## GIVEN PROBLEM:
Look through the material and copy each line holding "that".
* * * * *
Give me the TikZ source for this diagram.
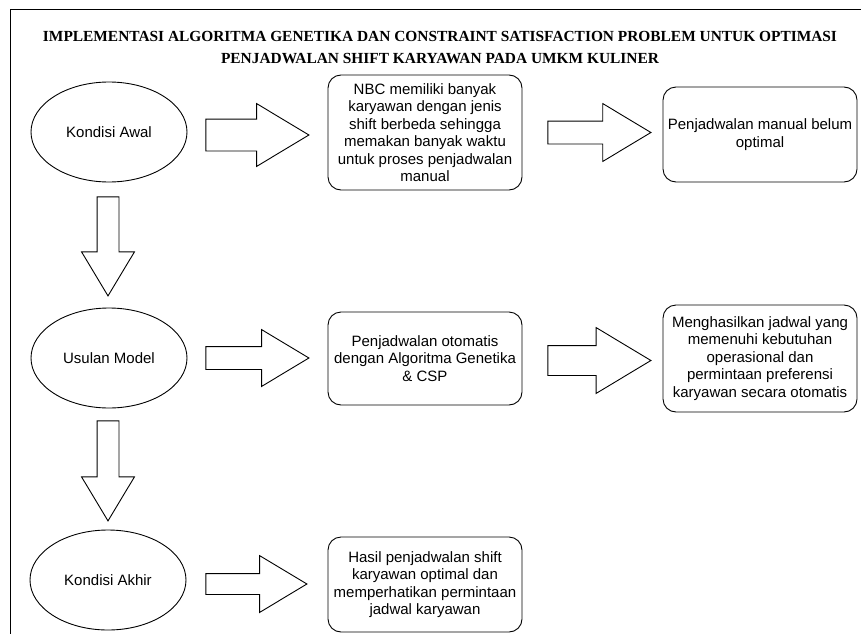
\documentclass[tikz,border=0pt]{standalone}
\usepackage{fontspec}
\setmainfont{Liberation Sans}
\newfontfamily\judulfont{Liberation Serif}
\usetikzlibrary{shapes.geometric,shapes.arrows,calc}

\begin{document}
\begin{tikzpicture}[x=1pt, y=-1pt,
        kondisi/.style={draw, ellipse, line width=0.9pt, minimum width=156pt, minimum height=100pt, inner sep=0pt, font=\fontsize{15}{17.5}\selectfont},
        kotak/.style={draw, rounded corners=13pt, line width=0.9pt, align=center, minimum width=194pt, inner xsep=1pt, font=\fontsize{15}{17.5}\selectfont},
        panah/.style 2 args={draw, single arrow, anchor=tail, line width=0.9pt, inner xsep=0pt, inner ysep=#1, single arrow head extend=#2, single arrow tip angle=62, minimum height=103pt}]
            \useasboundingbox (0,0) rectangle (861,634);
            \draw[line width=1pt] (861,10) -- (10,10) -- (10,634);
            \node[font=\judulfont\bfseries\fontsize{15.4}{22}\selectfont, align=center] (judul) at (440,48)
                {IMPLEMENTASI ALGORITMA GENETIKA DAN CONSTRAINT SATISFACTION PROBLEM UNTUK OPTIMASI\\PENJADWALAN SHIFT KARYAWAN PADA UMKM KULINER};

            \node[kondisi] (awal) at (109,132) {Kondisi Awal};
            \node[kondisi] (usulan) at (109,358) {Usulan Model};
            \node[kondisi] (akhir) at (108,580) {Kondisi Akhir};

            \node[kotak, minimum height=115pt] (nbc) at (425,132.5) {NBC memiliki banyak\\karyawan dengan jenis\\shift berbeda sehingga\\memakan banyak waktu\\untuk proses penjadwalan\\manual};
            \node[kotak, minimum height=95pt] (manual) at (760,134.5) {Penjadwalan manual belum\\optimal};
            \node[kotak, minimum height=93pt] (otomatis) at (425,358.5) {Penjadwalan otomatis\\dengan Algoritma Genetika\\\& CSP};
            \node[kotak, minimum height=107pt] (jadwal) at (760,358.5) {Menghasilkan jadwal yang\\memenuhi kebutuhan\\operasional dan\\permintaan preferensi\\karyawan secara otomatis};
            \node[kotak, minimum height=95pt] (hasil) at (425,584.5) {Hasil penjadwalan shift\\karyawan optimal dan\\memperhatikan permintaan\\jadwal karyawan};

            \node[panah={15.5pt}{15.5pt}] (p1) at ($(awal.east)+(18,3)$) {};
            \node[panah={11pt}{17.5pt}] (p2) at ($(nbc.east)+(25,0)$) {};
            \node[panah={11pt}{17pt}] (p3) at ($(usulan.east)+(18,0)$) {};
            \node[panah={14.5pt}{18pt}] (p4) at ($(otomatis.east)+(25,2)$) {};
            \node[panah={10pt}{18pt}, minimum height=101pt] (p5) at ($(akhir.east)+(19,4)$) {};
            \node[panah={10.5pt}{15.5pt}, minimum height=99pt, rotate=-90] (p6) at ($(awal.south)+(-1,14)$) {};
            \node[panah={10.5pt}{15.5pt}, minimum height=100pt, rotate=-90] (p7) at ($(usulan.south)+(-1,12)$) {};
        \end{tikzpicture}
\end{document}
* * * * *
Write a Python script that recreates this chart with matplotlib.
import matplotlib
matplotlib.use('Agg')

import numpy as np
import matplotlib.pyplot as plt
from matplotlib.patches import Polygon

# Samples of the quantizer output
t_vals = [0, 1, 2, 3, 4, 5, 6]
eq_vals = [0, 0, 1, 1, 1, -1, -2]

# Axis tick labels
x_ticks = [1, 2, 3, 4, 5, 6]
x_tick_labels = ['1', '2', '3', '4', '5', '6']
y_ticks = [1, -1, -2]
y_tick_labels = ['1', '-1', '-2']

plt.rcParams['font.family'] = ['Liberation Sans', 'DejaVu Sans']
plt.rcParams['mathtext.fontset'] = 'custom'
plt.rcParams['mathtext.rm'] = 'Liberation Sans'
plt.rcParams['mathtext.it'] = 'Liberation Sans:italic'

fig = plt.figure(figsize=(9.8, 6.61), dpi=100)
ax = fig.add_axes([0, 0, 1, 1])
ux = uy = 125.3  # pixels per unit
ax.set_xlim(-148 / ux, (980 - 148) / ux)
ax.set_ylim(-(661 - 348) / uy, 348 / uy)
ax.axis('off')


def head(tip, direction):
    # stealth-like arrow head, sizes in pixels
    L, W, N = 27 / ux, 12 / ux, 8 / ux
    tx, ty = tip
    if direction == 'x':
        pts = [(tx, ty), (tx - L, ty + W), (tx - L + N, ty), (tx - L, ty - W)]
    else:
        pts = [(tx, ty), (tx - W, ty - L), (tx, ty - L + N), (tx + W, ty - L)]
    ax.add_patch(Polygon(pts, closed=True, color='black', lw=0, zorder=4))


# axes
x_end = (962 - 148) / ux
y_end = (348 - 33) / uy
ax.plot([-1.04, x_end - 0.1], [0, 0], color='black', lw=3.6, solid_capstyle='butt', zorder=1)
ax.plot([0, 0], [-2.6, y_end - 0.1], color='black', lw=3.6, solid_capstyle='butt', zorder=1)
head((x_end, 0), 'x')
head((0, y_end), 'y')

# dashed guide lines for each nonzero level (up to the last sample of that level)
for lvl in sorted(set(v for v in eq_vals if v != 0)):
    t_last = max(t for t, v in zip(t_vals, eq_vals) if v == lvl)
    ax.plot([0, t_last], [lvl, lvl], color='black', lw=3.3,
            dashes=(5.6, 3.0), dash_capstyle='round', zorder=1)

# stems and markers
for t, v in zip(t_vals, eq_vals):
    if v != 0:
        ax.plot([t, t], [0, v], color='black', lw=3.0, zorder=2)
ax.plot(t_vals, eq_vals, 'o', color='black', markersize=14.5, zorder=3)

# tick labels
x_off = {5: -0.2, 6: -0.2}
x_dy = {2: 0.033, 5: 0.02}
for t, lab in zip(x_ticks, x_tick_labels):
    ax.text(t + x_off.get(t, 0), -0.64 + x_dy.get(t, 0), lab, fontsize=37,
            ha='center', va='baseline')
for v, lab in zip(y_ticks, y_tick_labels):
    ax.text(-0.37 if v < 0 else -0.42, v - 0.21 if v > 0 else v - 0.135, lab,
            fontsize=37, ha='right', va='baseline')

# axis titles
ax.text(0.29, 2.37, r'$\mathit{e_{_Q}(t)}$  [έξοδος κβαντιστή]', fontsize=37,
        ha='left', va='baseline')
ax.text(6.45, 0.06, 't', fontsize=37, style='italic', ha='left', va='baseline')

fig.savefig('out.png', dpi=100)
* * * * *
## SOLUTION:
Write a Python script that recreates this chart with matplotlib.
# dashed guide lines for each nonzero level (up to the last sample of that level)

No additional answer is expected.